Limitations of the current study should also be considered. Sample size and number of trials by protocol are too small to establish strong conclusions. The protocols designed are part of a bigger research project in which children are being trained in perspective-taking via deictic relations. The protocols of the present study should be considered as screening tools, not training protocols. As previously mentioned, other studies [10, 14, 21] also used a short version of the 18 trials for testing. Future work with larger samples and protocols is needed to clarify this issue. Despite these limitations, the current paper seems to lend support to further elaborations of the protocol originally developed by Y. Barnes- Holmes  for the specific target population, i.e. typically developing children.
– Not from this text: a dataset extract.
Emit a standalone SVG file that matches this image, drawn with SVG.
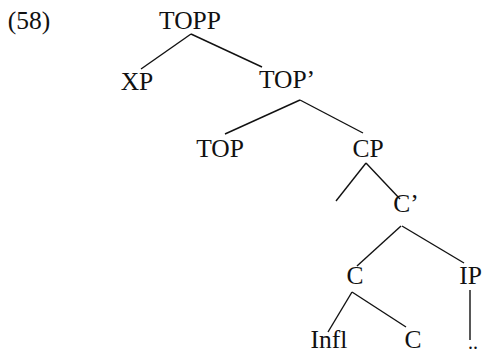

Summarizing the results of present study, variability between scenarios, more natural and familiar contexts, direct interpersonal deictic relations (I-You versus Other-Other), specific locations for spatial relations, and non-complex temporal relations, seem to be key features for improving the children’s performances. These findings support the idea of developing measures of perspective-taking from an RFT approach aimed at facilitating generalization towards other tasks or everyday contexts.